▶ _INSTRUCTION_: Quote every line of the data below as it stands, omitting pictures.

▶ _DATASET EXCERPT_:
<<<<
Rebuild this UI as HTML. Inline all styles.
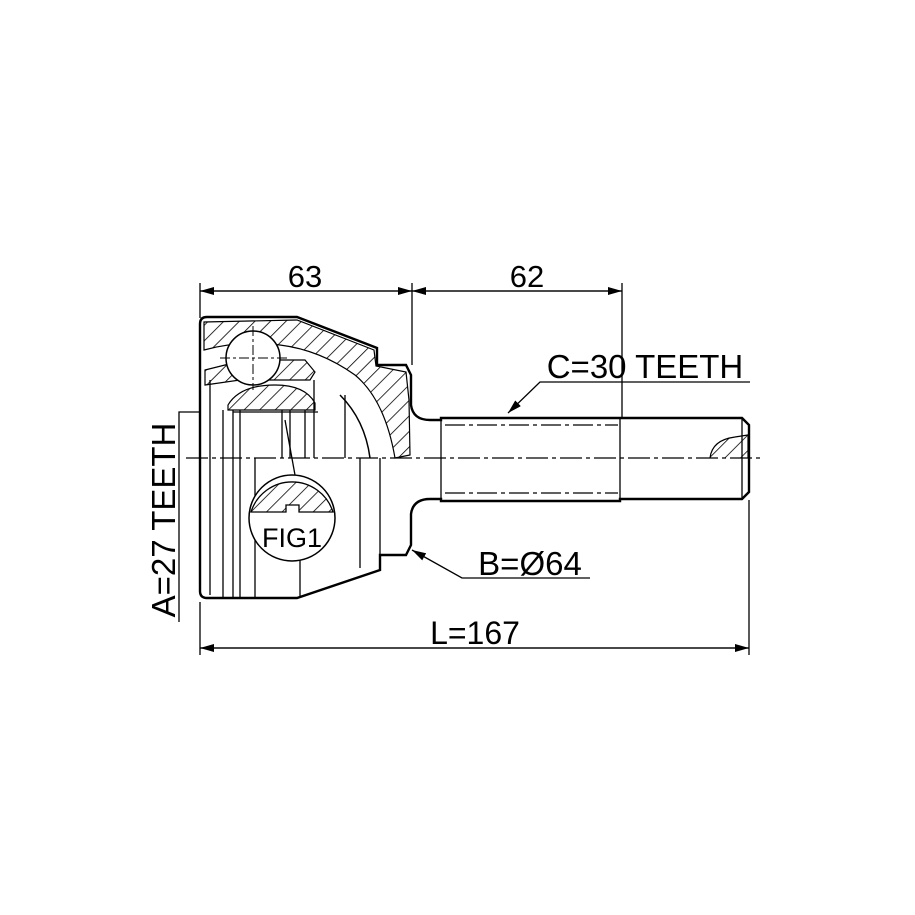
<!DOCTYPE html>
<html><head><meta charset="utf-8"><style>html,body{margin:0;padding:0;background:#fff}svg{display:block}</style></head><body>
<svg width="915" height="915" viewBox="0 0 915 915" xmlns="http://www.w3.org/2000/svg">
<defs>
<pattern id="h" patternUnits="userSpaceOnUse" width="11" height="11" patternTransform="rotate(45)"><line x1="0" y1="0" x2="0" y2="11" stroke="#000" stroke-width="1.6"/></pattern>
<marker id="a" markerWidth="14" markerHeight="8" refX="14" refY="4" orient="auto" markerUnits="userSpaceOnUse"><path d="M0,0 L14,4 L0,8 Z" fill="#000"/></marker>
</defs>
<g fill="none" stroke="#000" font-family="Liberation Sans, sans-serif">
<g stroke-width="1.3">
<line x1="200" y1="283" x2="200" y2="318"/>
<line x1="412" y1="283" x2="412" y2="365"/>
<line x1="622" y1="283" x2="622" y2="418"/>
<line x1="412" y1="291" x2="200" y2="291" marker-end="url(#a)"/>
<line x1="200" y1="291" x2="412" y2="291" marker-end="url(#a)"/>
<line x1="412" y1="291" x2="622" y2="291" marker-end="url(#a)"/>
<line x1="622" y1="291" x2="412" y2="291" marker-end="url(#a)"/>
<line x1="200" y1="602" x2="200" y2="655"/>
<line x1="749" y1="500" x2="749" y2="655"/>
<line x1="200" y1="648" x2="749" y2="648" marker-end="url(#a)"/>
<line x1="749" y1="648" x2="200" y2="648" marker-end="url(#a)"/>
<polyline points="750,382 540,382 508,413" marker-end="url(#a)"/>
<polyline points="590,578 462,578 412,550" marker-end="url(#a)"/>
<polyline points="179,622 179,412 233,412" marker-end="url(#a)"/>
</g>
<path d="M207,317 L297,317 L377,348 L377,365 L406,365 L411,375 L411,405 Q413,420 430,420 L441,420 L441,418 L620,418 L742,418 L749,425 L749,492 L742,499 L620,499 L620,501 L441,501 L441,499 L430,499 Q413,499 411,514 L411,545 L406,555 L380,555 L380,570 L297,598 L207,598 Q200,598 200,591 L200,324 Q200,317 207,317 Z" stroke-width="2.4" fill="#fff"/>
<line x1="233" y1="412" x2="318" y2="412" stroke-width="1.3"/>
<line x1="186" y1="458" x2="760" y2="458" stroke-width="1.2" stroke-dasharray="22,4,4,4"/>
<path d="M204,322 L297,320 L374,350 L376,366 L406,372 L409,400 L410,455 L395,458 Q385,400 355,375 Q320,350 280,345 Q240,340 204,350 Z" fill="url(#h)" stroke-width="1.2"/>
<path d="M228,405 Q240,385 275,385 Q305,385 315,403 L315,410 L228,410 Z" fill="url(#h)" stroke-width="1.2"/>
<path d="M205,370 L245,360 L305,360 L315,372 L310,380 L240,380 L205,385 Z" fill="url(#h)" stroke-width="1.2"/>
<path d="M340,395 Q365,420 370,458" stroke-width="1.5"/>
<circle cx="253" cy="358" r="27" fill="#fff" stroke-width="1.5"/>
<line x1="253" y1="326" x2="253" y2="390" stroke-width="1" stroke-dasharray="10,3,3,3"/>
<line x1="220" y1="358" x2="290" y2="358" stroke-width="1" stroke-dasharray="10,3,3,3"/>
<g stroke-width="1.3">
<line x1="210" y1="380" x2="210" y2="595"/>
<line x1="223" y1="410" x2="223" y2="598"/>
<line x1="233" y1="410" x2="233" y2="598"/>
<line x1="240" y1="410" x2="240" y2="598"/>
<line x1="255" y1="458" x2="255" y2="598"/>
<line x1="282" y1="410" x2="282" y2="458"/>
<line x1="290" y1="410" x2="290" y2="458"/>
<line x1="305" y1="410" x2="305" y2="458"/>
<line x1="314" y1="380" x2="314" y2="458"/>
<line x1="345" y1="395" x2="345" y2="458"/>
<line x1="360" y1="458" x2="360" y2="568"/>
<line x1="380" y1="458" x2="380" y2="555"/>
<line x1="300" y1="560" x2="300" y2="598"/>
<line x1="285" y1="420" x2="295" y2="475"/>
<line x1="441" y1="418" x2="441" y2="501"/>
<line x1="620" y1="418" x2="620" y2="501"/>
<line x1="742" y1="418" x2="742" y2="499"/>
<line x1="445" y1="425" x2="618" y2="425" stroke-dasharray="20,4,4,4"/>
<line x1="445" y1="493" x2="618" y2="493" stroke-dasharray="20,4,4,4"/>
</g>
<path d="M710,458 Q712,440 735,437 L748,435 L748,458" fill="url(#h)" stroke-width="1.2"/>
<circle cx="292" cy="518" r="43" fill="#fff" stroke-width="1.5"/>
<path d="M251,512 A43,43 0 0 1 333,512 L299,512 L299,505 L286,505 L286,512 Z" fill="url(#h)" stroke-width="1.3"/>
</g>
<g font-family="Liberation Sans, sans-serif" fill="#000">
<text x="305" y="287" font-size="31" text-anchor="middle">63</text>
<text x="527" y="287" font-size="31" text-anchor="middle">62</text>
<text x="645" y="378" font-size="33" text-anchor="middle">C=30 TEETH</text>
<text x="530" y="575" font-size="33" text-anchor="middle">B=Ø64</text>
<text x="475" y="644" font-size="32" text-anchor="middle">L=167</text>
<text x="292" y="547" font-size="27" text-anchor="middle">FIG1</text>
<text transform="translate(175,520) rotate(-90)" font-size="33" text-anchor="middle">A=27 TEETH</text>
</g>
</svg>
</body></html>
>>>>
▶ _TASK OUTPUT_:
Rebuild this UI as HTML. Inline all styles.
<!DOCTYPE html>
<html><head><meta charset="utf-8"><style>html,body{margin:0;padding:0;background:#fff}svg{display:block}</style></head><body>
<svg width="915" height="915" viewBox="0 0 915 915" xmlns="http://www.w3.org/2000/svg">
<defs>
<pattern id="h" patternUnits="userSpaceOnUse" width="11" height="11" patternTransform="rotate(45)"><line x1="0" y1="0" x2="0" y2="11" stroke="#000" stroke-width="1.6"/></pattern>
<marker id="a" markerWidth="14" markerHeight="8" refX="14" refY="4" orient="auto" markerUnits="userSpaceOnUse"><path d="M0,0 L14,4 L0,8 Z" fill="#000"/></marker>
</defs>
<g fill="none" stroke="#000" font-family="Liberation Sans, sans-serif">
<g stroke-width="1.3">
<line x1="200" y1="283" x2="200" y2="318"/>
<line x1="412" y1="283" x2="412" y2="365"/>
<line x1="622" y1="283" x2="622" y2="418"/>
<line x1="412" y1="291" x2="200" y2="291" marker-end="url(#a)"/>
<line x1="200" y1="291" x2="412" y2="291" marker-end="url(#a)"/>
<line x1="412" y1="291" x2="622" y2="291" marker-end="url(#a)"/>
<line x1="622" y1="291" x2="412" y2="291" marker-end="url(#a)"/>
<line x1="200" y1="602" x2="200" y2="655"/>
<line x1="749" y1="500" x2="749" y2="655"/>
<line x1="200" y1="648" x2="749" y2="648" marker-end="url(#a)"/>
<line x1="749" y1="648" x2="200" y2="648" marker-end="url(#a)"/>
<polyline points="750,382 540,382 508,413" marker-end="url(#a)"/>
<polyline points="590,578 462,578 412,550" marker-end="url(#a)"/>
<polyline points="179,622 179,412 233,412" marker-end="url(#a)"/>
</g>
<path d="M207,317 L297,317 L377,348 L377,365 L406,365 L411,375 L411,405 Q413,420 430,420 L441,420 L441,418 L620,418 L742,418 L749,425 L749,492 L742,499 L620,499 L620,501 L441,501 L441,499 L430,499 Q413,499 411,514 L411,545 L406,555 L380,555 L380,570 L297,598 L207,598 Q200,598 200,591 L200,324 Q200,317 207,317 Z" stroke-width="2.4" fill="#fff"/>
<line x1="233" y1="412" x2="318" y2="412" stroke-width="1.3"/>
<line x1="186" y1="458" x2="760" y2="458" stroke-width="1.2" stroke-dasharray="22,4,4,4"/>
<path d="M204,322 L297,320 L374,350 L376,366 L406,372 L409,400 L410,455 L395,458 Q385,400 355,375 Q320,350 280,345 Q240,340 204,350 Z" fill="url(#h)" stroke-width="1.2"/>
<path d="M228,405 Q240,385 275,385 Q305,385 315,403 L315,410 L228,410 Z" fill="url(#h)" stroke-width="1.2"/>
<path d="M205,370 L245,360 L305,360 L315,372 L310,380 L240,380 L205,385 Z" fill="url(#h)" stroke-width="1.2"/>
<path d="M340,395 Q365,420 370,458" stroke-width="1.5"/>
<circle cx="253" cy="358" r="27" fill="#fff" stroke-width="1.5"/>
<line x1="253" y1="326" x2="253" y2="390" stroke-width="1" stroke-dasharray="10,3,3,3"/>
<line x1="220" y1="358" x2="290" y2="358" stroke-width="1" stroke-dasharray="10,3,3,3"/>
<g stroke-width="1.3">
<line x1="210" y1="380" x2="210" y2="595"/>
<line x1="223" y1="410" x2="223" y2="598"/>
<line x1="233" y1="410" x2="233" y2="598"/>
<line x1="240" y1="410" x2="240" y2="598"/>
<line x1="255" y1="458" x2="255" y2="598"/>
<line x1="282" y1="410" x2="282" y2="458"/>
<line x1="290" y1="410" x2="290" y2="458"/>
<line x1="305" y1="410" x2="305" y2="458"/>
<line x1="314" y1="380" x2="314" y2="458"/>
<line x1="345" y1="395" x2="345" y2="458"/>
<line x1="360" y1="458" x2="360" y2="568"/>
<line x1="380" y1="458" x2="380" y2="555"/>
<line x1="300" y1="560" x2="300" y2="598"/>
<line x1="285" y1="420" x2="295" y2="475"/>
<line x1="441" y1="418" x2="441" y2="501"/>
<line x1="620" y1="418" x2="620" y2="501"/>
<line x1="742" y1="418" x2="742" y2="499"/>
<line x1="445" y1="425" x2="618" y2="425" stroke-dasharray="20,4,4,4"/>
<line x1="445" y1="493" x2="618" y2="493" stroke-dasharray="20,4,4,4"/>
</g>
<path d="M710,458 Q712,440 735,437 L748,435 L748,458" fill="url(#h)" stroke-width="1.2"/>
<circle cx="292" cy="518" r="43" fill="#fff" stroke-width="1.5"/>
<path d="M251,512 A43,43 0 0 1 333,512 L299,512 L299,505 L286,505 L286,512 Z" fill="url(#h)" stroke-width="1.3"/>
</g>
<g font-family="Liberation Sans, sans-serif" fill="#000">
<text x="305" y="287" font-size="31" text-anchor="middle">63</text>
<text x="527" y="287" font-size="31" text-anchor="middle">62</text>
<text x="645" y="378" font-size="33" text-anchor="middle">C=30 TEETH</text>
<text x="530" y="575" font-size="33" text-anchor="middle">B=Ø64</text>
<text x="475" y="644" font-size="32" text-anchor="middle">L=167</text>
<text x="292" y="547" font-size="27" text-anchor="middle">FIG1</text>
<text transform="translate(175,520) rotate(-90)" font-size="33" text-anchor="middle">A=27 TEETH</text>
</g>
</svg>
</body></html>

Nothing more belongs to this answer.